# Find me a JL audio amp that can power these...



## obermd (Mar 3, 2012)

Take a look at XtremeRevolution's thread on car audio.


----------



## XtremeRevolution (Jan 19, 2012)

You will do yourself a million favors if you didn't restrict yourself to JL Audio equipment. They are not the best there is out there nor the best value, and actually far from it. 

That said, it's impossible to make recommendations without knowing what your budget is, and I'd rather not have to take the time to research the specific parts you mentioned. If you could provide some links to make it easier for us, that would lessen the amount of work we have to do.


----------



## Capt. Tripz (Nov 30, 2012)

JL Audio CS212-WXv2 Sealed BassWedge™ enclosure with two 12" WXv2 subwoofers at Crutchfield.com 

Thats it. I'm settled on this particular one bc I want 2x12's and the dimensions of the cabinet will enable me to get to the hatch in the trunk without moving it around. I like JL's. They come highly recommended by a buddy of mine. Plus, I can get a discount from his shop.


----------



## XtremeRevolution (Jan 19, 2012)

Capt. Tripz said:


> JL Audio CS212-WXv2 Sealed BassWedge™ enclosure with two 12" WXv2 subwoofers at Crutchfield.com
> 
> Thats it. I'm settled on this particular one bc I want 2x12's and the dimensions of the cabinet will enable me to get to the hatch in the trunk without moving it around. I like JL's. They come highly recommended by a buddy of mine. Plus, I can get a discount from his shop.


Then why didn't you ask your buddy for a recommendation on an amp? 

Since you insist on over-paying for power, here you go:
JL Audio JX500/1D Mono subwoofer amplifier — 500 watts RMS x 1 at 2 ohms at Crutchfield.com
JL Audio XD600/1 Mono subwoofer amplifier — 600 watts RMS x 1 at 2 ohms at Crutchfield.com

I would feel like a total ass recommending that someone pay $300-$400 for 500W-600W RMS of mono amp, but since you won't take anything but JL audio, there are your options.


----------



## Capt. Tripz (Nov 30, 2012)

I'm not actually gonna buy this stuff from crutchfield, their prices are outta pocket. That amp can be bought on amazon for $150, new.


----------



## XtremeRevolution (Jan 19, 2012)

Capt. Tripz said:


> I'm not actually gonna buy this stuff from crutchfield, their prices are outta pocket. That amp can be bought on amazon for $150, new.

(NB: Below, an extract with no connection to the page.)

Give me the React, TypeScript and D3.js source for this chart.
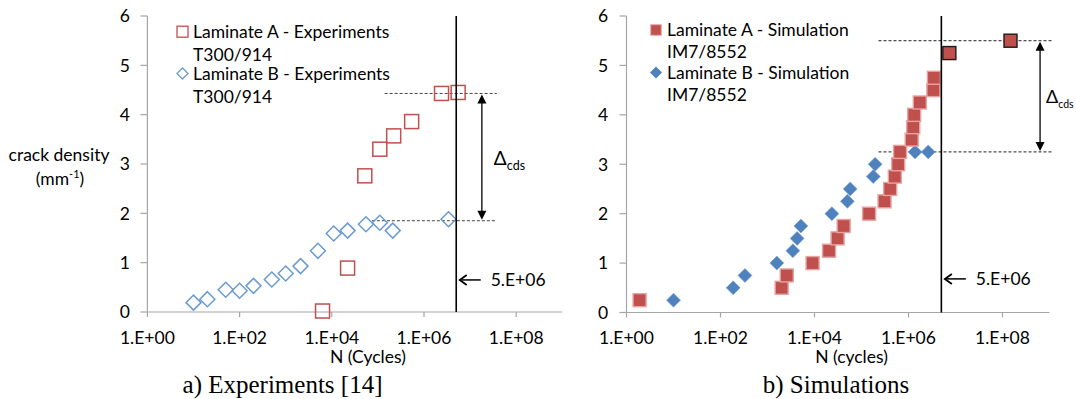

Just for reference, you can get 1200W RMS of CEA-2006 certified power for $158...


----------



## PureEnergi (Aug 22, 2012)

JL is Hype... there are many better built amplifiers and speakers on the market. if you run into to somebody who really knows audio hardware... dont mention JL


----------



## Wyre (Jul 23, 2011)

JL amplifiers are OK... They are over priced.

Zed Audio is most excellent... Those that have been doing car audio for a long period of time will most likely back me up on the ZED designed amplifiers.


----------



## tecollins1 (Nov 6, 2011)

Did you know these are shallow mount subs?

I've never heard shallow mount subs that actually sound good. but I understand if you want the box to be small. 

http://www.sonicelectronix.com/item_41263_JL-Audio-12WXv2-4.html


Sent from my iPhone using AutoGuide.com App


----------



## XtremeRevolution (Jan 19, 2012)

tecollins1 said:


> Did you know these are shallow mount subs?
> 
> I've never heard shallow mount subs that actually sound good. but I understand if you want the box to be small.
> 
> ...


It is uncommon for a shallow mount sub to actually work well in a small box. Most of the time, the subs are made for trucks that can only afford a certain depth, but ample width and reasonable height. The only affordable shallow mount sub I've come across is the TangBand 10" I've mentioned on here before, which looks decent in 0.35 cubic feet thanks to a neodymium motor.


----------